36      In that regard, it should be added that, in the absence of harmonisation or coordination measures at Union level in the field concerned, the Member States remain, in principle, free to set the criteria for defining the scope of application of their legislation, to the extent that those criteria are objective and non-discriminatory.

37      In that context, EU law does not, in the field of representation and collective defence of the interests of workers in the management or supervisory bodies of a company established under national law, a field which, to date, has not been harmonised or even coordinated at Union level, prevent a Member State from providing that the legislation it has adopted be applicable only to workers employed by establishments located in its national territory, just as it is open to another Member State to rely on a different linking factor for the purposes of the application of its own national legislation.

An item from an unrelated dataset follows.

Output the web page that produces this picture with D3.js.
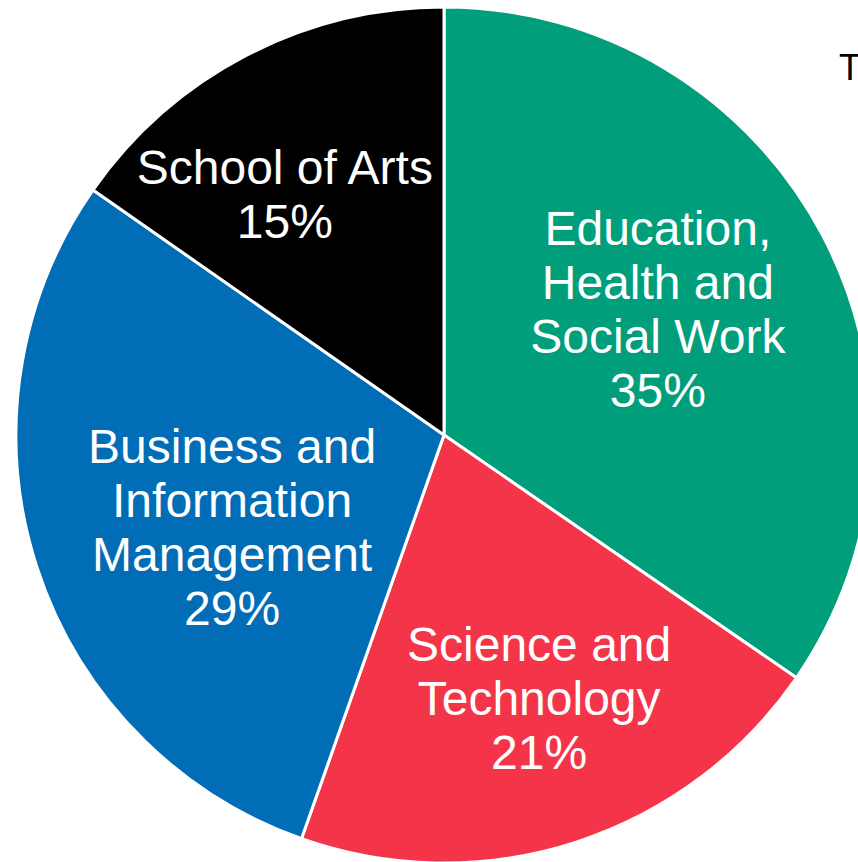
<!DOCTYPE html>
<html>
<head>
<meta charset="utf-8">
<script src="https://cdn.jsdelivr.net/npm/d3@7"></script>
<style>
    html, body { margin: 0; padding: 0; background: #ffffff; overflow: hidden; }
    svg { display: block; }
</style>
</head>
<body>
<div id="chart"></div>
<script>
// Shares (labels show them rounded)
const categories = [
    'Education, Health and Social Work',
    'Science and Technology',
    'Business and Information Management',
    'School of Arts'
];
const labelLines = [
    ['Education,', 'Health and', 'Social Work'],
    ['Science and', 'Technology'],
    ['Business and', 'Information', 'Management'],
    ['School of Arts']
];
const shares = [34.6, 20.8, 29.3, 15.3];
const titleText = 'T';

function createPie(container) {
    const width = 858;
    const height = 862;
    const cx = 444;
    const cy = 435;
    const radius = 428;
    const fontSize = 48;
    const lineHeight = 54;

    const data = categories.map((c, i) => ({
        category: c,
        lines: labelLines[i],
        value: shares[i]
    }));
    const total = d3.sum(data, d => d.value);

    const color = d3.scaleOrdinal()
        .domain(categories)
        .range(['#009e7b', '#f43448', '#006db6', '#000000']);

    // label placement: distance as share of radius, small turn off the bisector (deg)
    const labelPlace = {
        'Education, Health and Social Work': {k: 0.58, turn: -2.8},
        'Science and Technology': {k: 0.653, turn: -1.9},
        'Business and Information Management': {k: 0.54, turn: -5.7},
        'School of Arts': {k: 0.675, turn: -5.9}
    };

    const svg = d3.select(container)
        .append('svg')
        .attr('width', width)
        .attr('height', height);

    const g = svg.append('g')
        .attr('transform', `translate(${cx},${cy})`);

    const pie = d3.pie()
        .sort(null)
        .value(d => d.value);

    const arc = d3.arc()
        .innerRadius(0)
        .outerRadius(radius);

    const arcs = g.selectAll('.slice')
        .data(pie(data))
        .enter()
        .append('g')
        .attr('class', 'slice');

    arcs.append('path')
        .attr('d', arc)
        .attr('fill', d => color(d.data.category))
        .attr('stroke', 'white')
        .attr('stroke-width', 3)
        .attr('stroke-linejoin', 'round');

    arcs.append('text')
        .attr('text-anchor', 'middle')
        .attr('fill', 'white')
        .style('font-family', '"Liberation Sans", Arial, sans-serif')
        .style('font-size', fontSize + 'px')
        .each(function(d) {
            const p = labelPlace[d.data.category];
            const a = (d.startAngle + d.endAngle) / 2 + p.turn * Math.PI / 180;
            const r = p.k * radius;
            const x = r * Math.sin(a);
            const y = -r * Math.cos(a);
            const lines = d.data.lines.concat(Math.round(d.data.value / total * 100) + '%');
            const n = lines.length;
            const capH = 0.716 * fontSize;
            const firstBase = y - ((n - 1) * lineHeight - capH) / 2;
            d3.select(this).selectAll('tspan')
                .data(lines)
                .enter()
                .append('tspan')
                .attr('x', x)
                .attr('y', (t, i) => firstBase + i * lineHeight)
                .text(t => t);
        });

    // title, cut off at the right edge
    svg.append('text')
        .attr('x', 839)
        .attr('y', 80)
        .attr('fill', '#000')
        .style('font-family', '"Liberation Sans Narrow", "Liberation Sans", Arial, sans-serif')
        .style('font-size', '36px')
        .text(titleText);
}

createPie('#chart');
</script>
</body>
</html>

38      In the present case, the participation mechanism established by the MitBestG, which seeks to involve workers, by means of elected representatives, in the decision-making and strategic bodies of the company, is subject, in this respect, both to German company law and to German labour relations law, the scope of application of which the Federal Republic of Germany is entitled to limit to workers employed by establishments located in its territory, since such a delimitation is based on an objective and non-discriminatory criterion.

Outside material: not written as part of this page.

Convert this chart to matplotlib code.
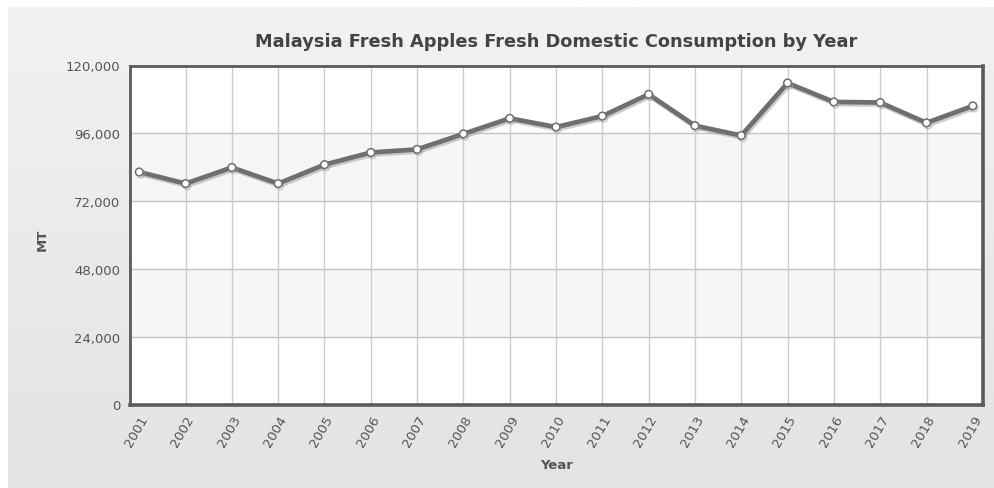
import matplotlib
matplotlib.use('Agg')
import matplotlib.pyplot as plt
import matplotlib.patheffects as pe
import numpy as np

years = list(range(2001, 2020))
consumption = [82300, 78200, 83900, 78200, 84900, 89200, 90300, 95800, 101300,
               98200, 102100, 109800, 98700, 95200, 113800, 107100, 106900, 99700, 105700]
y_ticks = [0, 24000, 48000, 72000, 96000, 120000]

title = 'Malaysia Fresh Apples Fresh Domestic Consumption by Year'
x_label = 'Year'
y_label = 'MT'

fig = plt.figure(figsize=(9.95, 4.89), dpi=100)
fig.patch.set_facecolor('white')

# gray panel behind the chart with a soft vertical gradient
bg = fig.add_axes([8 / 995, 0, 1 - 8 / 995, 1 - 8 / 489], zorder=-10)
grad = np.linspace(0, 1, 256).reshape(-1, 1)
bg.imshow(grad, aspect='auto', cmap=matplotlib.colors.LinearSegmentedColormap.from_list(
    'bg', ['#f2f2f2', '#e3e3e3']), extent=[0, 1, 0, 1], origin='upper')
bg.axis('off')

ax = fig.add_axes([130 / 995, 1 - 405.5 / 489, (983 - 130) / 995, (405.5 - 66.5) / 489])
ax.set_facecolor('white')

# alternating bands
for i in range(len(y_ticks) - 1):
    if i % 2 == 1:
        ax.axhspan(y_ticks[i], y_ticks[i + 1], color='#f6f6f6', zorder=0)

for y in y_ticks[1:-1]:
    ax.axhline(y, color='#c4c4c4', lw=1, zorder=1)
for x in years[1:-1]:
    ax.axvline(x, color='#cccccc', lw=1, zorder=1)

ax.plot(years, consumption, color='#6f6f6f', lw=3.4, zorder=3,
        marker='o', markersize=5.5, markerfacecolor='white',
        markeredgecolor='#6f6f6f', markeredgewidth=1.1,
        path_effects=[pe.SimpleLineShadow(offset=(1, -1.5), shadow_color='#999999', alpha=0.5),
                      pe.Normal()])

ax.set_xlim(2000.8, 2019.22)
ax.set_ylim(0, 120000)
ax.set_yticks(y_ticks)
ax.set_yticklabels([f'{v:,}' for v in y_ticks], fontsize=9.5, color='#555555')
ax.set_xticks(years)
ax.set_xticklabels([str(y) for y in years], fontsize=9.5, color='#555555',
                   rotation=60, ha='right', va='top', rotation_mode='anchor')
ax.tick_params(axis='both', length=0)
ax.tick_params(axis='y', pad=7)
ax.tick_params(axis='x', pad=6)

for side in ['left', 'top']:
    ax.spines[side].set_color('#5a5a5a')
    ax.spines[side].set_linewidth(2)
for side in ['right', 'bottom']:
    ax.spines[side].set_color('#5a5a5a')
    ax.spines[side].set_linewidth(2.6)

fig.text((130 + 983) / 2 / 995, 1 - 42 / 489, title, ha='center', va='center',
         fontsize=12.8, fontweight='bold', color='#444444')
fig.text(557 / 995, 1 - 466 / 489, x_label, ha='center', va='center',
         fontsize=9.5, fontweight='bold', color='#555555')
fig.text(42 / 995, 1 - 240 / 489, y_label, ha='center', va='center', rotation=90,
         fontsize=9.5, fontweight='bold', color='#555555')

fig.savefig('out.png', dpi=100)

39      In the light of the above, the loss of the rights at issue in the main proceedings, incurred by the workers referred to in paragraph 31 of the present judgment, cannot be held to constitute an impediment to the free movement of workers guaranteed by Article 45 TFEU.

40      As regards in particular workers who, after having been granted a mandate as representative, during their period of employment in an establishment located in Germany, to the supervisory board of a German company, leave Germany in order to be employed by a company established in the territory of another Member State, the fact that those workers are required, in such circumstances, to give up the exercise of their mandate in Germany is merely the consequence of the Federal Republic of Germany’s legitimate choice to limit the application of its national legislation in the field of participation to workers employed by an establishment located in German territory.

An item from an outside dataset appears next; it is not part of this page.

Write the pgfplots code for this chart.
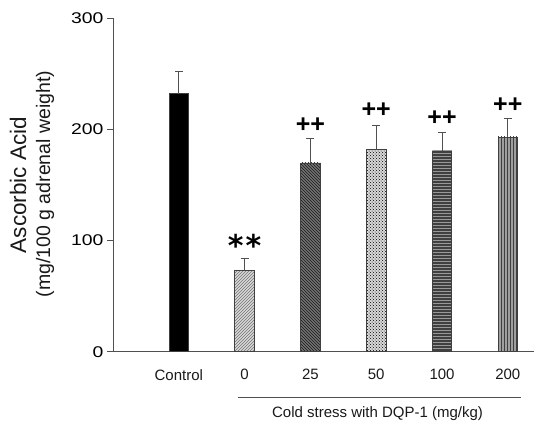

41      In the light of the foregoing considerations, the answer to the question referred is that Article 45 TFEU must be interpreted as not precluding legislation of a Member State, such as that at issue in the main proceedings, under which the workers employed in the establishments of a group located in the territory of that Member State are deprived of the right to vote and to stand as a candidate in elections of workers’ representatives to the supervisory board of the parent company of that group, which is established in that Member State, and as the case may be, of the right to act or to continue to act as representative on that board, where those workers leave their employment in such an establishment and are employed by a subsidiary belonging to the same group established in another Member State.

 Costs

42      Since these proceedings are, for the parties to the main proceedings, a step in the action pending before the national court, the decision on costs is a matter for that court. Costs incurred in submitting observations to the Court, other than the costs of those parties, are not recoverable.

On those grounds, the Court (Grand Chamber) hereby rules:

Article 45 TFEU must be interpreted as not precluding legislation of a Member State, such as that at issue in the main proceedings, under which the workers employed in the establishments of a group located in the territory of that Member State are deprived of the right to vote and to stand as a candidate in elections of workers’ representatives to the supervisory board of the parent company of that group, which is established in that Member State, and as the case may be, of the right to act or to continue to act as representative on that board, where those workers leave their employment in such an establishment and are employed by a subsidiary belonging to the same group established in another Member State.

[Signatures]


*      Language of the case: German.